Phoebe Waller-Bridge ist ganz schön umtriebig. In FLEABAG ist sie nicht nur Schauspielerin, nein, sie ist auch die Autorin ihres eigenen Theaterstücks, das Waller-Bridge für Amazon zur Mini-Serie adaptierte. Die junge Frau (Phoebe Waller-Bridge), die Fleabag genannt wird (deutsch “die Absteige”), hat sich gerade von ihrem On-Off-Freund Harry (Hugh Skinner) getrennt und versucht erfolglos eine Finanzierung für ihr Café zu bekommen. Mit Sex oder Selbstgesprächen versucht sie sich bei Laune zu halten. Ihre Familie ist der Zynikerin auch keine Hilfe. Vor allem ihre erfolgreiche Schwester Claire (Sian Clifford) stellt sie immer wieder in den Schatten. Ihr Vater (Bill Paterson) ist nach dem Tod seiner Frau mit Fleabags Patentante, einer extrovertierten Künstlerin (Olivia Colman), zusammen, die es immer wieder schafft, sich bei den beiden Schwestern unbeliebt zu machen.
Perspektive Teil 1 oder: Die vierte Wand
Es scheint wohl inzwischen wieder in Mode gekommen sein, dass in Serien und Filmen die vierte Wand durchbrochen wird. HOUSE OF CARDS und DEADPOOL sind da wohl die bekanntesten Beispiele. Auch in FLEABAG teilt uns die Protagonistin aufrichtig und offen ihre innersten Gedanken mit. Diese Gedanken werden aber direkt in das Geschehen eingebunden. Innere Gedanken und geäußerte Aussagen finden also in der gleichen Szene statt. Lediglich der Blick in die Kamera deutet an, dass es sich um die eigene, ehrliche Meinung handelt. Das ist besonders unterhaltsam in Momenten, in denen Fleabag die Contenance wahren muss, aber innerlich eigentlich ausflippen möchte. Der Blick in die Kamera macht den Zuschauer zum Komplizen und hilft dabei Fleabag besser zu verstehen, denn einfach gestrickt ist diese Hauptfigur wahrlich nicht. Auch die Flashbacks, die punktuell zum Tragen kommen, sind innere Bilder, die Fleabag belasten. Ihre Bedeutung erkennt man erst, wenn man alle Folgen gesehen hat.
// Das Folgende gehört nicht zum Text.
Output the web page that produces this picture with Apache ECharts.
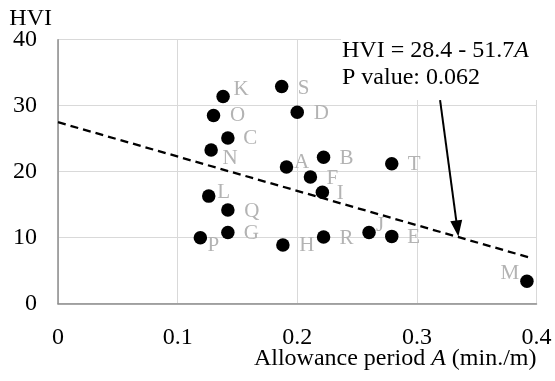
<!DOCTYPE html>
<html><head><meta charset="utf-8">
<script src="https://cdn.jsdelivr.net/npm/echarts@6/dist/echarts.min.js"></script>
<style>html,body{margin:0;padding:0;background:#fff}#c{width:555px;height:381px}</style>
</head><body><div id="c"></div>
<script>
// ---- data ----
const pointNames = ['K','S','O','D','C','N','A','B','F','I','L','Q','G','P','H','R','T','J','E','M'];
const allowance  = [0.138,0.187,0.130,0.200,0.142,0.128,0.191,0.222,0.211,0.221,0.126,0.142,0.142,0.119,0.188,0.222,0.279,0.260,0.279,0.392];
const hviValues  = [31.4,32.9,28.5,29.0,25.1,23.3,20.7,22.2,19.2,16.9,16.3,14.2,10.8,10.0,8.9,10.1,21.2,10.8,10.2,3.4];
const trendA     = [0, 0.396];
const trendHVI   = [27.5, 6.9];
const arrowFrom  = [0.3194, 30.85];
const arrowTo    = [0.3338, 11.4];
const xTicks = [0, 0.1, 0.2, 0.3, 0.4];
const yTicks = [0, 10, 20, 30, 40];
const eqText = 'HVI = 28.4 - 51.7';
const pText = 'P value: 0.062';

// ---- style: label offsets (pixels from dot centre) ----
const labelOffset = {
  K:[18,-7], S:[22,1.5], O:[24,0], D:[24,1.5], C:[22.5,0.5], N:[19,9], A:[15,-5], B:[23,1.5],
  F:[22,1.5], I:[18,1], L:[15,-3.5], Q:[24,2], G:[23.5,1], P:[13,8], H:[24,1], R:[23,1.5],
  T:[22.5,0.5], J:[11,-7], E:[22,1.5], M:[-17,-7.5]
};

const FONT = '"Liberation Serif","Times New Roman",serif';
const FS = 24;
const chart = echarts.init(document.getElementById('c'));

const scatterData = pointNames.map((n, i) => ({
  name: n,
  value: [allowance[i], hviValues[i]],
  label: { offset: labelOffset[n] }
}));

chart.setOption({
  animation: false,
  backgroundColor: '#fff',
  grid: { left: 58, right: 18.5, top: 39.7, bottom: 77.3, containLabel: false, outerBoundsMode: 'none' },
  xAxis: {
    type: 'value', min: xTicks[0], max: xTicks[xTicks.length-1], interval: xTicks[1]-xTicks[0],
    axisLine: { show: true, onZero: false, lineStyle: { color: '#8c8c8c', width: 1.5 } },
    axisTick: { show: false },
    splitLine: { show: true, lineStyle: { color: '#d9d9d9', width: 1 } },
    axisLabel: { color: '#000', fontFamily: FONT, fontSize: FS, margin: 22 },
    name: 'Allowance period {i|A} (min./m)',
    nameLocation: 'end', nameGap: 0, nameMoveOverlap: false,
    nameTextStyle: {
      color: '#000', fontFamily: FONT, fontSize: FS, align: 'right', verticalAlign: 'top',
      padding: [43, 0, 0, 0],
      rich: { i: { fontStyle: 'italic', fontFamily: FONT, fontSize: FS, color: '#000' } }
    }
  },
  yAxis: {
    type: 'value', min: yTicks[0], max: yTicks[yTicks.length-1], interval: yTicks[1]-yTicks[0],
    axisLine: { show: true, lineStyle: { color: '#8c8c8c', width: 1.5 } },
    axisTick: { show: false },
    splitLine: { show: true, lineStyle: { color: '#d9d9d9', width: 1 } },
    axisLabel: { color: '#000', fontFamily: FONT, fontSize: FS, margin: 21 },
    name: 'HVI', nameLocation: 'end', nameGap: 9, nameMoveOverlap: false,
    nameTextStyle: { color: '#000', fontFamily: FONT, fontSize: FS, align: 'right', padding: [0, 6, 0, 0] }
  },
  series: [
    {
      type: 'line', data: trendA.map((a, i) => [a, trendHVI[i]]),
      showSymbol: false, symbol: 'none', z: 3,
      lineStyle: { color: '#000', width: 2.3, type: [8, 5] },
      markLine: {
        silent: true, symbol: ['none', 'triangle'], symbolSize: [12, 16],
        label: { show: false },
        lineStyle: { color: '#000', width: 2, type: 'solid' },
        data: [[ { coord: arrowFrom }, { coord: arrowTo } ]]
      }
    },
    {
      type: 'scatter', data: scatterData, symbolSize: 13.5, z: 4,
      itemStyle: { color: '#000', opacity: 1 },
      label: {
        show: true, position: 'inside', formatter: '{b}',
        color: '#b3b3b3', fontFamily: FONT, fontSize: 21
      }
    }
  ],
  graphic: [
    { type: 'rect', left: 341, top: 30, z: 10, shape: { width: 214, height: 70 }, style: { fill: '#fff' } },
    { type: 'text', left: 342, top: 39, z: 11,
      style: { text: eqText + '{i|A}', font: FS + 'px ' + FONT, fill: '#000',
        rich: { i: { fontStyle: 'italic', fontFamily: FONT, fontSize: FS, fill: '#000' } } } },
    { type: 'text', left: 342, top: 66, z: 11,
      style: { text: pText, font: FS + 'px ' + FONT, fill: '#000' } }
  ]
});
</script></body></html>
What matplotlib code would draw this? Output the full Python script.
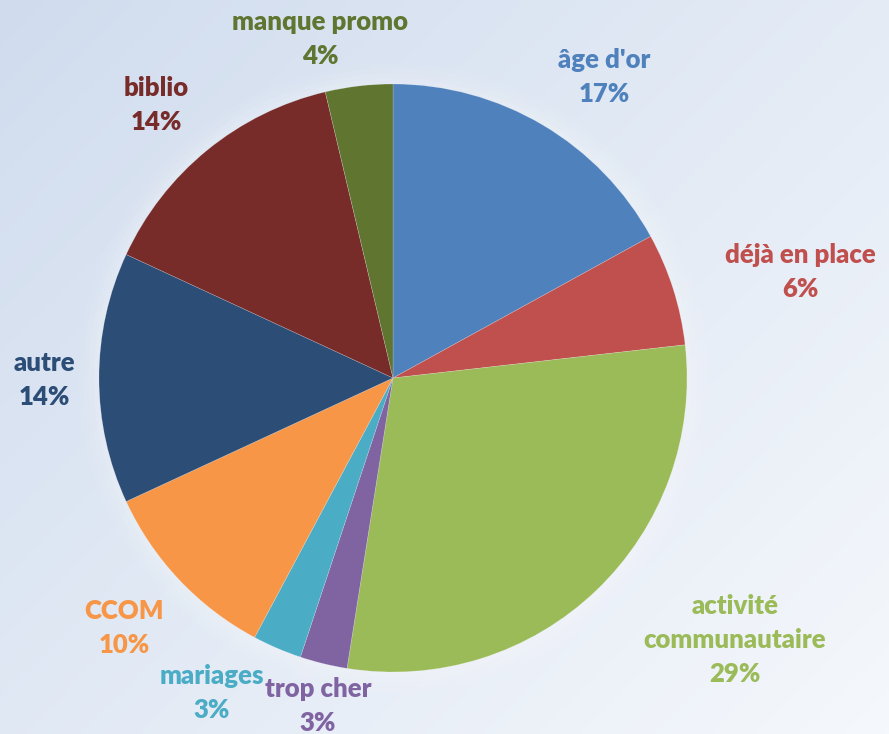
import matplotlib
matplotlib.use("Agg")
import matplotlib.pyplot as plt
import numpy as np
from matplotlib.patches import Circle

categories = ["âge d'or", "déjà en place", "activité\ncommunautaire", "trop cher",
              "mariages", "CCOM", "autre", "biblio", "manque promo"]
values = [17.0, 6.2, 29.3, 2.6, 2.7, 10.3, 13.8, 14.4, 3.7]
pct_labels = ["17%", "6%", "29%", "3%", "3%", "10%", "14%", "14%", "4%"]

wedge_colors = ["#4F81BD", "#C0504D", "#9BBB59", "#8064A2", "#4BACC6",
                "#F79646", "#2C4D75", "#772C2A", "#5F7530"]
text_colors = ["#4F81BD", "#C0504D", "#9BBB59", "#8064A2", "#4BACC6",
               "#F79646", "#2C4D75", "#772C2A", "#5F7530"]

W, H = 889, 734
cx, cy, R = 393, 378, 294
# label centre positions in pixels (layout)
label_px = [(604, 77), (800, 272), (735, 640), (318, 706), (212, 693),
            (124, 628), (44, 380), (156, 105), (320, 39)]

fig = plt.figure(figsize=(W / 100, H / 100), dpi=100)

# background gradient
bg = fig.add_axes([0, 0, 1, 1])
yy, xx = np.mgrid[0:1:200j, 0:1:240j]
t = np.clip((xx * 0.55 + yy * 0.45), 0, 1)
c0 = np.array([0xd0, 0xdc, 0xee]) / 255
c1 = np.array([0xf5, 0xf8, 0xfc]) / 255
img = c0[None, None, :] * (1 - t[..., None]) + c1[None, None, :] * t[..., None]
bg.imshow(img, aspect="auto", extent=[0, 1, 0, 1], origin="upper")
bg.axis("off")

ax = fig.add_axes([0, 0, 1, 1])

# soft halo
for i, a in enumerate([0.05, 0.06, 0.08, 0.10]):
    ax.add_patch(Circle((0, 0), 1 + 0.018 * (4 - i), color="white", alpha=a, lw=0, zorder=0))

ax.pie(values, colors=wedge_colors, startangle=90, counterclock=False,
       radius=1, center=(0, 0), wedgeprops=dict(linewidth=0.4, edgecolor=(1, 1, 1, 0.3)),
       frame=True)
ax.set_xlim(-cx / R, (W - cx) / R)
ax.set_ylim(-(H - cy) / R, cy / R)
ax.set_aspect("equal")
ax.axis("off")

for cat, pct, col, (px, py) in zip(categories, pct_labels, text_colors, label_px):
    x = (px - cx) / R
    y = (cy - py) / R
    ax.text(x, y, f"{cat}\n{pct}", ha="center", va="center", color=col,
            fontsize=18.5, fontweight="heavy", family=["Lato", "DejaVu Sans"],
            linespacing=1.52)

fig.savefig("out.png", dpi=100)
Frauenrollen in allen Facetten
Die Serie greift auch immer wieder das Thema “Frauen” auf, wenn auch nur in unterschwelliger Form. Dennoch durchzieht es die Staffel wie ein roter Faden: So besuchen Fleabag und Claire feministische Vorträge und werden aufgrund einer erblichen Vorbelastung der Mutter regelmäßig auf möglichen Brustkrebs gecheckt. Claire und Fleabag besuchen in einer Folge auch ein Schweigeseminar für Frauen, während auf dem Gelände ein anderer Kurs für Männer abgehalten wird, bei dem Männer lernen sollen sich lautstark gegen Frauen zu behaupten. Das Spiel mit den Geschlechterrollen macht großen Spaß. Begeistert hat mich auch eine Vielzahl an unkonventionellen Frauenrollen. Von der unglücklichen Karrierefrau über die überengagierte Künstlerin zur chaotischen Lebenskünstlerin ist alles dabei.
Olivia und Phoebe in Höchstform
Das bringt dann auch direkt zu den Schauspielern. Phoebe Waller-Bridge ist einfach großartig. Diese Mischung aus zynischer Stärke und Verwundbarkeit macht sie einfach zu einer tollen Frauenfigur. Doch auch das restliche Casting ist mehr als nur gelungen. Sian Cliffords Claire bildet einen tollen Gegenpol zu Phoebes Fleabag. Die Chemie zwischen den beiden lässt sich nicht bestreiten. Ich möchte mich in aller Form auch dafür bedanken, dass im Gegensatz zum Theaterstück die Rolle der Patentante ausführlicher erklärt wurde. Mit Olivia Colman ist diese auch überraschend gut besetzt. Überraschend deshalb, weil ich nie gedacht hätte, dass es diese grundsympathische Schauspielerin schaffen würde, dass ich ihre Rolle echt grauenhaft finde. Aber doch: hinter diesem demonstrativ aufgesetzten Lächeln ihrer Figur verstecken sich meistens irgendwelche Gemeinheiten. Die erste Staffel war mir mit ihren sechs Folgen (jeweils ca. 23-28 Minuten lang) etwas kurz, allerdings haben die einzelnen Folgen genügend Inhalt um Lust auf die nächste Folge zu machen.
5/6 bzw. 8/10
FLEABAG kann man aktuell auf Amazon Prime ansehen. Die erste Staffel gibt es auch auf DVD, allerdings nur als UK Import ohne deutsche Synchronisation.